You wake up too fast. For a few seconds you are not even fully present, just stuck in that heavy feeling the dream left behind. You saw someone die. Someone who is alive. And your mind keeps replaying it like it happened for real.
This kind of dream can be disturbing, even if nothing in your daily life suggests anything is wrong. In Hindu thought, dreams are often treated as meaningful inner experiences, shaped by the mind, karma, and spiritual development. That is why dreams about death are usually read as change.
Spiritual Meaning
Dreaming of someone dying while they are still alive points to transformation, endings, and a shift in your connection to that person or what they represent. In Hindu symbolism, death often marks the closing of one chapter so another can begin.
Sometimes the person in the dream is not “about them” at all. They can represent a role in your life: an authority figure, a caretaker, a past version of you, a certain dynamic, a certain expectation. The dream shows that this role is changing. The relationship may be evolving, your view of them may be changing, or your emotional attachment to that situation is moving into a different phase.
If you have a complicated history with the person, the dream can reflect a desire for closure. Not necessarily reconciliation. Closure can mean release. It can mean the end of a pattern that has followed you for years.
Karmic Themes and Samskara
In Hindu traditions, mental impressions (samskaras) shape what rises in dreams. A death dream can appear when old impressions are being stirred, especially around attachment, fear of loss, guilt, or unresolved tension.
It can also connect to karma in a simpler way: unfinished emotional business. Not mystical punishment, just the reality that certain bonds leave a mark. Your mind keeps processing what was never fully digested.
This is also where the idea of impermanence comes in. Hindu philosophy returns again and again to change. People change, bonds change, identities change. Dreams about death sometimes show that you are being confronted with that truth in the most intense symbol possible.
Psychological Layer
On a more psychological level, this dream often appears when you are anxious about change, separation, or emotional distance. Sometimes it is triggered by something small you barely noticed. A shift in tone. A silence. A new phase in life. A reminder that time moves forward.
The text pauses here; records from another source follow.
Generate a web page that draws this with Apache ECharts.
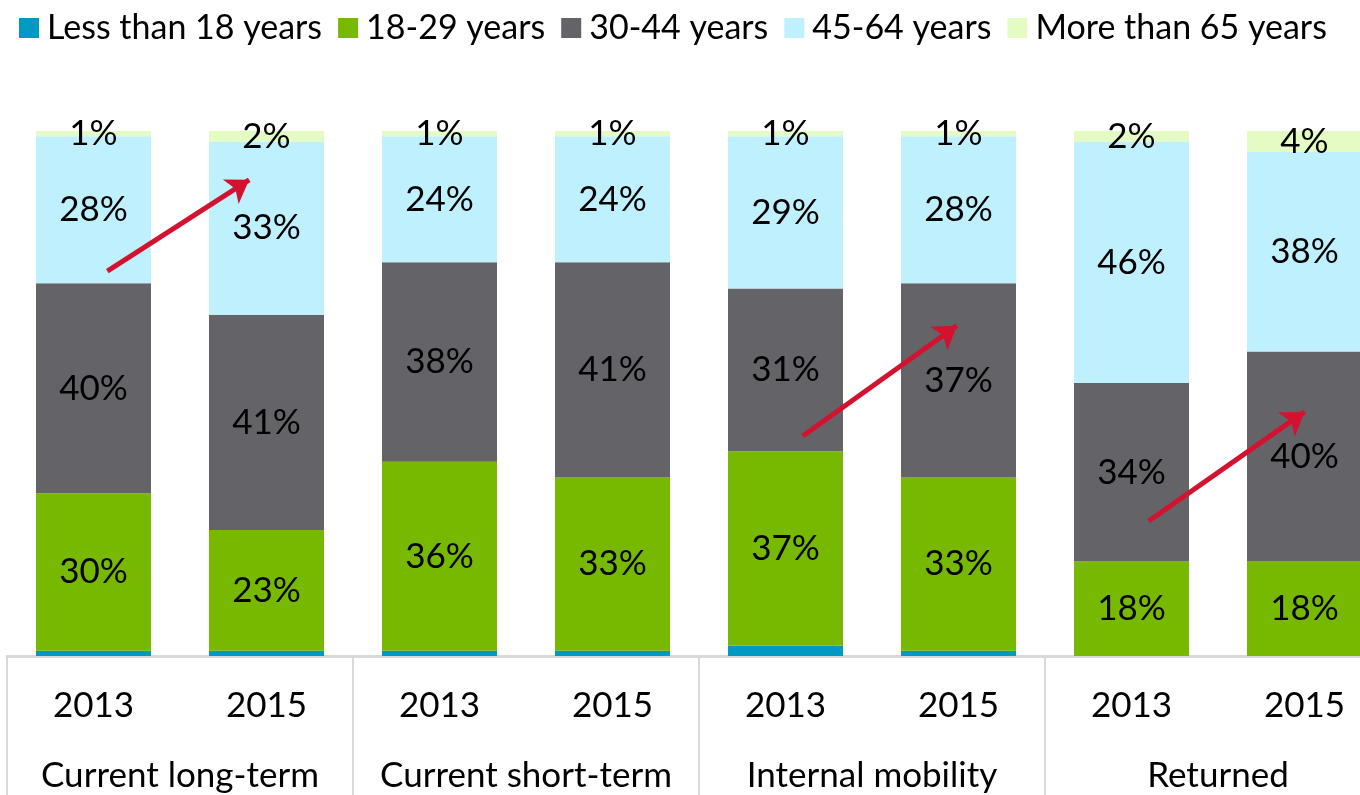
<!DOCTYPE html>
<html>
<head>
<meta charset="utf-8">
<script src="https://cdn.jsdelivr.net/npm/echarts@6/dist/echarts.min.js"></script>
<style>
  html, body { margin: 0; padding: 0; background: #fff; }
  #chart { width: 1360px; height: 795px; }
</style>
</head>
<body>
<div id="chart"></div>
<script>
// bars: two years per group
const years = ['2013', '2015', '2013', '2015', '2013', '2015', '2013', '2015'];
const groups = ['Current long-term', 'Current short-term', 'Internal mobility', 'Returned'];

const ageNames = ['Less than 18 years', '18-29 years', '30-44 years', '45-64 years', 'More than 65 years'];
const under18 = [1, 1, 1, 1, 2, 1, 0, 0];
const age18to29 = [30, 23, 36, 33, 37, 33, 18, 18];
const age30to44 = [40, 41, 38, 41, 31, 37, 34, 40];
const age45to64 = [28, 33, 24, 24, 29, 28, 46, 38];
const over65 = [1, 2, 1, 1, 1, 1, 2, 4];

// red trend arrows, in (bar position, percent) units
const arrows = [
    [[0.58, 73.3], [1.4, 90.7]],
    [[4.6, 41.9], [5.49, 62.9]],
    [[6.6, 25.7], [7.5, 46.5]]
];

const colors = ['#0099c4', '#76b900', '#636368', '#bff0fe', '#e5fbc4'];
const seriesData = [under18, age18to29, age30to44, age45to64, over65];
const font = 'Lato, "Liberation Sans", sans-serif';
const fs = 35;

let mycharts = echarts.init(document.getElementById('chart'));

let barSeries = ageNames.map((name, i) => ({
    name: name,
    type: 'bar',
    stack: 'total',
    barWidth: 115,
    xAxisIndex: 0,
    itemStyle: { color: colors[i] },
    label: {
        show: i > 0,
        position: 'inside',
        color: '#000',
        fontSize: fs,
        fontFamily: font,
        formatter: p => p.value > 0 ? p.value + '%' : ''
    },
    data: seriesData[i]
}));

mycharts.setOption({
    animation: false,
    legend: {
        top: 6,
        left: 14,
        width: 1400,
        itemWidth: 20,
        itemHeight: 20,
        itemGap: 16,
        icon: 'rect',
        textStyle: { fontSize: 34, color: '#000', fontFamily: font, padding: [0, 0, 0, 3] },
        data: ageNames
    },
    grid: {
        left: 7,
        top: 131,
        width: 1384,
        height: 525,
        outerBoundsMode: 'none',
        containLabel: false
    },
    xAxis: [{
        type: 'category',
        position: 'bottom',
        data: years,
        axisLine: { show: true, lineStyle: { color: '#d9d9d9', width: 3 } },
        axisTick: { show: false },
        axisLabel: { color: '#000', fontSize: fs, fontFamily: font, margin: 32, interval: 0 }
    }, {
        type: 'category',
        position: 'bottom',
        data: groups,
        axisLine: { show: false },
        axisTick: { show: true, length: 140, lineStyle: { color: '#d9d9d9', width: 2 } },
        axisLabel: { color: '#000', fontSize: fs, fontFamily: font, margin: 102, interval: 0 }
    }, {
        type: 'value',
        min: 0,
        max: 8,
        show: false
    }],
    yAxis: {
        type: 'value',
        min: 0,
        max: 100,
        show: false
    },
    series: barSeries.concat([{
        type: 'lines',
        coordinateSystem: 'cartesian2d',
        xAxisIndex: 2,
        yAxisIndex: 0,
        symbol: ['none', 'arrow'],
        symbolSize: 22,
        lineStyle: { color: '#d4122f', width: 5, opacity: 1, curveness: 0 },
        z: 10,
        data: arrows.map(a => ({ coords: a }))
    }])
});
</script>
</body>
</html>
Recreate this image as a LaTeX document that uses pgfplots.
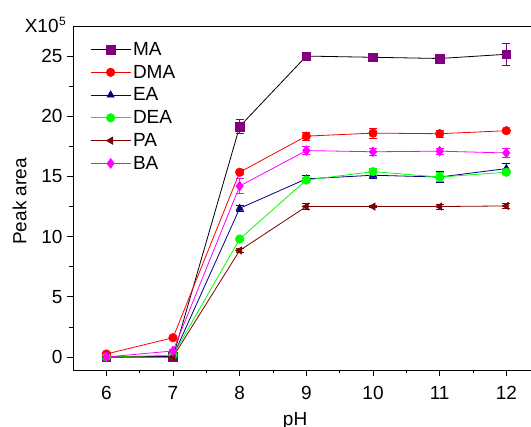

It can also show that you are separating from an older version of the relationship. The person is alive, but the connection you once had is not the same anymore. The dream uses death as a symbol for that emotional ending.
And yes, sometimes the dream is simply your brain running worst-case scenarios, the way it does when you care about someone, even if you do not show it much.
Divine Message or Premonition
Some Hindu-influenced dream traditions do treat intense dreams as possible warnings, but that does not automatically mean danger or death. A “warning” can be about the need for prayer, protection, or attention during a life transition.
If you wake up with a strong sense that the dream was important, the most grounded way to handle it is not panic. It is awareness. Check in. Notice changes. Offer support if it feels appropriate. If you are spiritual, prayer or a simple intention for their wellbeing can help you settle your mind.
How to Read This Dream Without Spiraling
This dream becomes clearer when you focus on the specific emotional tone and the details you remember, not just the fact that someone died.
- Did you feel grief, fear, relief, numbness, responsibility?
- Did you watch it happen, hear about it, attend a funeral, try to save them?
- Did the dream feel chaotic, calm, symbolic, or painfully realistic?
Those details usually point to the real theme: loss, release, guilt, attachment, change, or closure.
Sometimes the meaning is simple. You are changing. The relationship is changing. Something old is ending, and your mind chose the strongest symbol it has to show you that.